[start]
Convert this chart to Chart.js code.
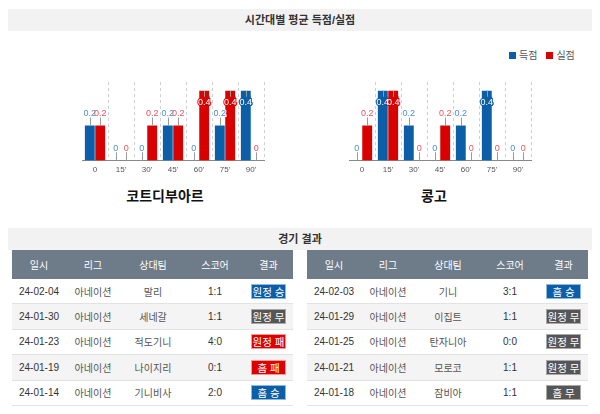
<!DOCTYPE html>
<html lang="ko">
<head>
<meta charset="utf-8">
<script src="https://cdn.jsdelivr.net/npm/chart.js@4"></script>
<style>
  body { margin: 0; background: #fff; font-family: "Liberation Sans", "Noto Sans CJK KR", sans-serif; }
  #page { position: relative; width: 600px; height: 414px; overflow: hidden; }
  .bar-title { position: absolute; left: 8px; width: 584px; height: 22px; line-height: 22px; background: #f2f2f2;
               text-align: center; font-size: 11px; font-weight: bold; color: #333; }
  .legend { position: absolute; top: 47px; left: 509px; font-size: 10px; color: #555; }
  .legend span.sq { display: inline-block; width: 7px; height: 7px; margin-right: 3px; vertical-align: 0px; }
  .legend span.item { margin-right: 9px; }
  .team { position: absolute; top: 185px; width: 160px; text-align: center; font-size: 14px; font-weight: bold; color: #111; }
  canvas { position: absolute; }
  .tbl { position: absolute; top: 250px; width: 281px; }
  .row { display: flex; height: 25.4px; box-sizing: border-box; border-bottom: 1px solid #e2e2e2; align-items: center; font-size: 10px; }
  .row.head { height: 29px; background: #6e7b89; color: #fff; border-bottom: none; }
  .row.alt { background: #f4f4f4; }
  .row div { text-align: center; }
  .c-date { color: #333; }
  .c-lg, .c-opp { color: #555; }
  .c-score { color: #333; }
  .badge { display: inline-block; width: 35px; height: 15px; line-height: 14px; font-size: 10.5px; color: #fff; box-sizing: border-box; }
</style>
</head>
<body>
<div id="page">
  <div class="bar-title" style="top:9px">시간대별 평균 득점/실점</div>
  <div class="legend"><span class="item"><span class="sq" style="background:#0c5ea6"></span>득점</span><span><span class="sq" style="background:#d80000"></span>실점</span></div>

  <canvas id="civChart" width="202" height="108" style="left:72px;top:72px"></canvas>
  <canvas id="congoChart" width="202" height="108" style="left:339px;top:72px"></canvas>
  <div class="team" style="left:85px">코트디부아르</div>
  <div class="team" style="left:354px">콩고</div>

  <div class="bar-title" style="top:228px">경기 결과</div>
  <div class="tbl" id="civTable" style="left:12px"></div>
  <div class="tbl" id="congoTable" style="left:307px"></div>
</div>
<script>
// 시간대별 평균 득점/실점
const timeLabels = ['0', "15'", "30'", "45'", "60'", "75'", "90'"];
const civGoals = [0.2, 0, 0, 0.2, 0, 0.2, 0.4];
const civConceded = [0.2, 0, 0.2, 0.2, 0.4, 0.4, 0];
const congoGoals = [0, 0.4, 0.2, 0, 0.2, 0.4, 0];
const congoConceded = [0.2, 0.4, 0, 0.2, 0, 0, 0];

// 경기 결과
const tableHeads = ['일시', '리그', '상대팀', '스코어', '결과'];
const civDates = ['24-02-04', '24-01-30', '24-01-23', '24-01-19', '24-01-14'];
const civLeagues = ['아네이션', '아네이션', '아네이션', '아네이션', '아네이션'];
const civOpponents = ['말리', '세네갈', '적도기니', '나이지리', '기니비사'];
const civScores = ['1:1', '1:1', '4:0', '0:1', '2:0'];
const civResults = ['원정 승', '원정 무', '원정 패', '홈 패', '홈 승'];
const congoDates = ['24-02-03', '24-01-29', '24-01-25', '24-01-21', '24-01-18'];
const congoLeagues = ['아네이션', '아네이션', '아네이션', '아네이션', '아네이션'];
const congoOpponents = ['기니', '이집트', '탄자니아', '모로코', '잠비아'];
const congoScores = ['3:1', '1:1', '0:0', '1:1', '1:1'];
const congoResults = ['홈 승', '원정 무', '원정 무', '원정 무', '홈 무'];

const BLUE = '#0c5ea6';
const RED = '#d80000';

// 막대 위 값 라벨 + 지시선 (외곽선 먼저, 글자 나중에)
const valueLabels = {
    id: 'valueLabels',
    afterDatasetsDraw(chart) {
        const ctx = chart.ctx;
        const top = chart.chartArea.top;
        const items = [];
        chart.data.datasets.forEach((ds, di) => {
            chart.getDatasetMeta(di).data.forEach((bar, i) => {
                const inside = bar.y - 17 < top;
                items.push({ ds, x: bar.x, y: bar.y, v: String(ds.data[i]), inside, ly: inside ? bar.y + 12 : bar.y - 12 });
            });
        });
        ctx.save();
        ctx.strokeStyle = '#999';
        ctx.lineWidth = 1;
        items.forEach(it => {
            const lx = Math.round(it.x) + 0.5;
            ctx.beginPath();
            if (it.inside) {
                ctx.moveTo(lx, it.y);
                ctx.lineTo(lx, it.y + 6);
            } else {
                ctx.moveTo(lx, it.y - 8);
                ctx.lineTo(lx, it.y);
            }
            ctx.stroke();
        });
        ctx.font = '9px "Liberation Sans", sans-serif';
        ctx.textAlign = 'center';
        ctx.textBaseline = 'middle';
        ctx.lineWidth = 2;
        items.forEach(it => {
            ctx.strokeStyle = it.inside ? it.ds.backgroundColor : '#fff';
            ctx.strokeText(it.v, it.x, it.ly);
        });
        items.forEach(it => {
            ctx.fillStyle = it.inside ? '#fff' : it.ds.labelColor;
            ctx.fillText(it.v, it.x, it.ly);
        });
        ctx.restore();
    }
};

function makeChart(id, goals, conceded) {
    return new Chart(document.getElementById(id), {
        type: 'bar',
        data: {
            labels: timeLabels,
            datasets: [
                { label: '득점', data: goals, backgroundColor: BLUE, labelColor: '#4a8fd2' },
                { label: '실점', data: conceded, backgroundColor: RED, labelColor: '#e8555e' }
            ]
        },
        options: {
            responsive: false,
            animation: false,
            devicePixelRatio: 1,
            categoryPercentage: 0.8,
            barPercentage: 0.95,
            layout: { padding: { left: 10, right: 10, top: 10, bottom: 0 } },
            plugins: { legend: { display: false }, tooltip: { enabled: false } },
            scales: {
                x: {
                    grid: {
                        offset: true,
                        drawTicks: false,
                        color: (c) => (c.index === 0 || c.index === timeLabels.length) ? 'rgba(0,0,0,0)' : '#cfcfcf'
                    },
                    border: { display: true, color: '#888', width: 1, dash: [3, 3] },
                    ticks: { color: '#555', padding: 5, font: { size: 8, family: '"Liberation Sans", sans-serif' } }
                },
                y: { display: false, min: 0, max: 0.45 }
            }
        },
        plugins: [valueLabels]
    });
}

makeChart('civChart', civGoals, civConceded);
makeChart('congoChart', congoGoals, congoConceded);

function badgeStyle(res) {
    if (res.endsWith('승')) return 'background:#0c5ea6;border:1px solid #8db9e0';
    if (res.endsWith('패')) return 'background:#dd0000;border:1px solid #f29a9a';
    return 'background:#565656;border:1px solid #a8a8a8';
}

function buildTable(id, dates, leagues, opps, scores, results) {
    const widths = [54, 54, 66, 58, 49];
    let html = '<div class="row head">' + tableHeads.map((h, i) => `<div style="width:${widths[i]}px">${h}</div>`).join('') + '</div>';
    dates.forEach((d, i) => {
        html += `<div class="row${i % 2 ? ' alt' : ''}">` +
            `<div class="c-date" style="width:${widths[0]}px">${d}</div>` +
            `<div class="c-lg" style="width:${widths[1]}px">${leagues[i]}</div>` +
            `<div class="c-opp" style="width:${widths[2]}px">${opps[i]}</div>` +
            `<div class="c-score" style="width:${widths[3]}px">${scores[i]}</div>` +
            `<div style="width:${widths[4]}px"><span class="badge" style="${badgeStyle(results[i])}">${results[i]}</span></div>` +
            '</div>';
    });
    document.getElementById(id).innerHTML = html;
}

buildTable('civTable', civDates, civLeagues, civOpponents, civScores, civResults);
buildTable('congoTable', congoDates, congoLeagues, congoOpponents, congoScores, congoResults);
</script>
</body>
</html>
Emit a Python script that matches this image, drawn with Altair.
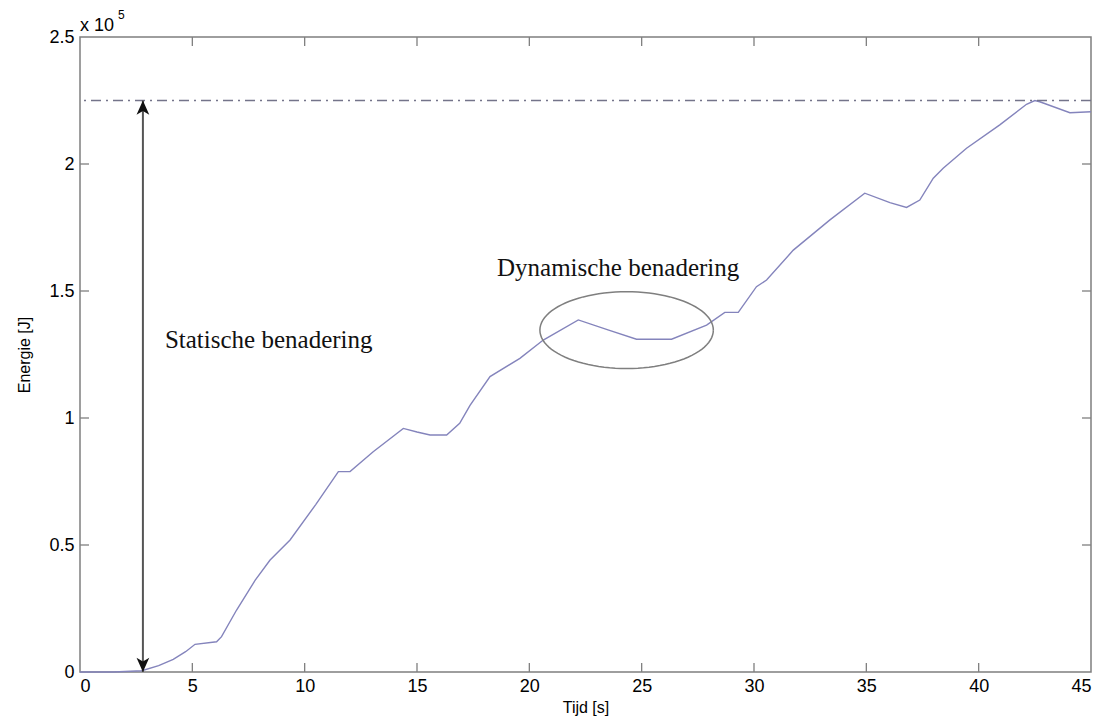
import altair as alt
import numpy as np
import pandas as pd

# Energy over time (energy in units of 1e5 J)
time_s = [0, 1.5, 2.75, 3.5, 4.15, 4.7, 5.12, 6.08, 6.3, 6.97, 7.8, 8.46, 9.35,
          10.5, 11.5, 12.02, 13.05, 14.39, 15.0, 15.58, 16.32, 16.9, 17.36,
          18.25, 19.58, 20.62, 22.18, 23.5, 24.77, 26.33, 27.89, 28.7, 29.3,
          30.11, 30.56, 31.75, 33.38, 34.93, 36.05, 36.79, 37.38, 37.98, 38.42,
          39.46, 40.94, 42.13, 42.5, 42.72, 44.06, 45]
energy_e5 = [0, 0, 0.005, 0.025, 0.05, 0.08, 0.109, 0.119, 0.139, 0.244, 0.362,
             0.441, 0.52, 0.66, 0.789, 0.789, 0.867, 0.959, 0.945, 0.933, 0.933,
             0.979, 1.05, 1.163, 1.235, 1.307, 1.386, 1.347, 1.31, 1.31, 1.366,
             1.416, 1.416, 1.517, 1.543, 1.661, 1.78, 1.885, 1.848, 1.829, 1.858,
             1.944, 1.983, 2.062, 2.154, 2.235, 2.25, 2.245, 2.202, 2.206]

x_ticks = [0, 5, 10, 15, 20, 25, 30, 35, 40, 45]
y_ticks = [0, 0.5, 1, 1.5, 2, 2.5]

max_energy = 2.25          # static approach level
arrow_time = 2.8           # position of the double arrow

# ellipse around the dynamic dip
ell_center = (24.33, 1.346)
ell_radius = (3.86, 0.151)

W, H = 1011, 635
AXIS_FONT = "Liberation Sans"
NOTE_FONT = "Liberation Serif"
LINE_GREY = "#7f7f7f"

xs = alt.Scale(domain=[0, 45], nice=False, zero=False)
ys = alt.Scale(domain=[0, 2.5], nice=False, zero=False)

curve_df = pd.DataFrame({"t": time_s, "E": energy_e5})
ang = np.linspace(0, 2 * np.pi, 97)
ell_df = pd.DataFrame({
    "t": ell_center[0] + ell_radius[0] * np.cos(ang),
    "E": ell_center[1] + ell_radius[1] * np.sin(ang),
    "k": np.arange(len(ang)),
})

x_axis = alt.Axis(values=x_ticks, grid=False, domain=False, ticks=False,
                  labelFont=AXIS_FONT, labelFontSize=18, labelColor="#000",
                  labelPadding=5, title="Tijd [s]", titleFont=AXIS_FONT,
                  titleFontSize=16, titleFontWeight="normal", titleColor="#000",
                  titlePadding=4)
y_axis = alt.Axis(values=y_ticks, grid=False, domain=False, ticks=False,
                  labelFont=AXIS_FONT, labelFontSize=18, labelColor="#000",
                  labelPadding=6, labelExpr="format(datum.value, '')",
                  title="Energie [J]", titleFont=AXIS_FONT, titleFontSize=16,
                  titleFontWeight="normal", titleColor="#000", titlePadding=16)

curve = alt.Chart(curve_df).mark_line(color="#8484bc", strokeWidth=1.4).encode(
    x=alt.X("t:Q", scale=xs, axis=x_axis),
    y=alt.Y("E:Q", scale=ys, axis=y_axis),
)

level = alt.Chart(pd.DataFrame({"E": [max_energy]})).mark_rule(
    color="#74748a", strokeWidth=1.3, strokeDash=[10, 5, 2, 5]
).encode(y=alt.Y("E:Q", scale=ys))

arrow_shaft = alt.Chart(pd.DataFrame({"t": [arrow_time], "E0": [0.0], "E1": [max_energy]})).mark_rule(
    color="#555555", strokeWidth=2
).encode(x=alt.X("t:Q", scale=xs), y=alt.Y("E0:Q", scale=ys), y2="E1:Q")

head_up = alt.Chart(pd.DataFrame({"t": [arrow_time], "E": [max_energy]})).mark_point(
    shape="M 0 0 L -0.45 1 L 0 0.75 L 0.45 1 Z", size=800, filled=True,
    color="#111111", opacity=1
).encode(x=alt.X("t:Q", scale=xs), y=alt.Y("E:Q", scale=ys))

head_down = alt.Chart(pd.DataFrame({"t": [arrow_time], "E": [0.0]})).mark_point(
    shape="M 0 0 L -0.45 -1 L 0 -0.75 L 0.45 -1 Z", size=800, filled=True,
    color="#111111", opacity=1
).encode(x=alt.X("t:Q", scale=xs), y=alt.Y("E:Q", scale=ys))

ellipse = alt.Chart(ell_df).mark_line(color=LINE_GREY, strokeWidth=1.5).encode(
    x=alt.X("t:Q", scale=xs), y=alt.Y("E:Q", scale=ys), order="k:Q"
)

notes_df = pd.DataFrame({
    "t": [3.78, 18.56],
    "E": [1.307, 1.59],
    "label": ["Statische benadering", "Dynamische benadering"],
})
notes = alt.Chart(notes_df).mark_text(
    font=NOTE_FONT, fontSize=25, align="left", baseline="middle", color="#111"
).encode(x=alt.X("t:Q", scale=xs), y=alt.Y("E:Q", scale=ys), text="label:N")

# inward tick marks on all four sides of the box
xt_df = pd.DataFrame({"v": x_ticks[1:-1]})
yt_df = pd.DataFrame({"v": y_ticks[1:-1]})
tick_style = dict(color=LINE_GREY, strokeWidth=1.3)
xt_bottom = alt.Chart(xt_df).mark_rule(**tick_style).encode(
    x=alt.X("v:Q", scale=xs), y=alt.value(H), y2=alt.value(H - 9))
xt_top = alt.Chart(xt_df).mark_rule(**tick_style).encode(
    x=alt.X("v:Q", scale=xs), y=alt.value(0), y2=alt.value(9))
yt_left = alt.Chart(yt_df).mark_rule(**tick_style).encode(
    y=alt.Y("v:Q", scale=ys), x=alt.value(0), x2=alt.value(9))
yt_right = alt.Chart(yt_df).mark_rule(**tick_style).encode(
    y=alt.Y("v:Q", scale=ys), x=alt.value(W), x2=alt.value(W - 9))

# "x 10^5" exponent marker above the y axis
exp_base = alt.Chart(pd.DataFrame({"s": ["x 10"]})).mark_text(
    font=AXIS_FONT, fontSize=18, align="left", baseline="middle", color="#000"
).encode(x=alt.value(0), y=alt.value(-11), text="s:N")
exp_pow = alt.Chart(pd.DataFrame({"s": ["5"]})).mark_text(
    font=AXIS_FONT, fontSize=12, align="left", baseline="middle", color="#000"
).encode(x=alt.value(38), y=alt.value(-22), text="s:N")

chart = alt.layer(
    curve, level, arrow_shaft, head_up, head_down, ellipse, notes,
    xt_bottom, xt_top, yt_left, yt_right, exp_base, exp_pow,
).properties(
    width=W, height=H,
    autosize=alt.AutoSizeParams(type="none"),
    padding={"left": 80, "top": 37, "right": 13, "bottom": 48},
    background="white",
).configure_view(
    stroke=LINE_GREY, strokeWidth=1.5
)

chart.save("out.html", embed_options={"renderer": "svg", "actions": False})
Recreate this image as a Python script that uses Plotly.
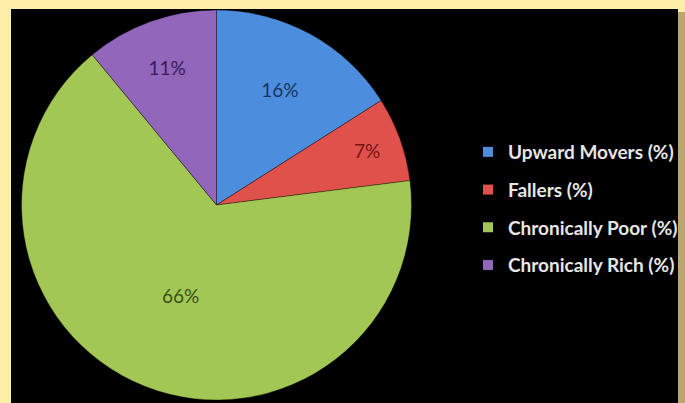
import plotly.graph_objects as go

# Share of households by mobility category
categories = ["Upward Movers (%)", "Fallers (%)", "Chronically Poor (%)", "Chronically Rich (%)"]
shares = [16, 7, 66, 11]
slice_colors = ["#4C8EDD", "#E0514B", "#A3C754", "#9266BA"]
label_colors = ["#17355E", "#701614", "#36521A", "#381B57"]

W, H = 685, 403

fig = go.Figure()

fig.add_trace(
    go.Pie(
        labels=categories,
        values=shares,
        sort=False,
        direction="clockwise",
        rotation=0,
        marker=dict(colors=slice_colors, line=dict(color="rgba(0,0,0,0.35)", width=1)),
        texttemplate="%{value}%",
        textposition="inside",
        insidetextorientation="horizontal",
        textfont=dict(family="Lato", size=19, color=label_colors),
        hoverinfo="label+percent",
        domain=dict(x=[15 / W, 418 / W], y=[1 - 400 / H, 1 - 10 / H]),
        showlegend=False,
    )
)

# Legend entries, one group per category so the rows can be spaced out
for name, color in zip(categories, slice_colors):
    fig.add_trace(
        go.Scatter(
            x=[None],
            y=[None],
            mode="markers",
            name=name,
            legendgroup=name,
            marker=dict(symbol="square", size=10, color=color),
            hoverinfo="skip",
        )
    )

fig.update_layout(
    width=W,
    height=H,
    margin=dict(l=0, r=0, t=0, b=0),
    paper_bgcolor="#FFEEA8",
    plot_bgcolor="rgba(0,0,0,0)",
    font=dict(family="Lato"),
    xaxis=dict(visible=False),
    yaxis=dict(visible=False),
    legend=dict(
        x=468 / W,
        y=1 - 133 / H,
        xanchor="left",
        yanchor="top",
        tracegroupgap=10,
        bgcolor="rgba(0,0,0,0)",
        font=dict(family="Lato", size=19, color="#E6E6E6", weight="bold"),
    ),
    shapes=[
        # drop shadow along the right edge of the panel
        dict(type="rect", xref="paper", yref="paper", x0=678 / W, x1=1, y0=0, y1=1 - 12 / H,
             fillcolor="#B9A86E", line=dict(width=0), layer="below"),
        # black chart panel
        dict(type="rect", xref="paper", yref="paper", x0=11 / W, x1=678 / W, y0=0, y1=1 - 9 / H,
             fillcolor="#000000", line=dict(width=0), layer="below"),
    ],
)

fig.write_html("out.html")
[end]
=== Problem description ===
Find the lines with the string "that" and reproduce them.

=== Result of this exercise ===
Emit a Python script that matches this image, drawn with Altair.
Recreate this image as a Python script that uses Plotly.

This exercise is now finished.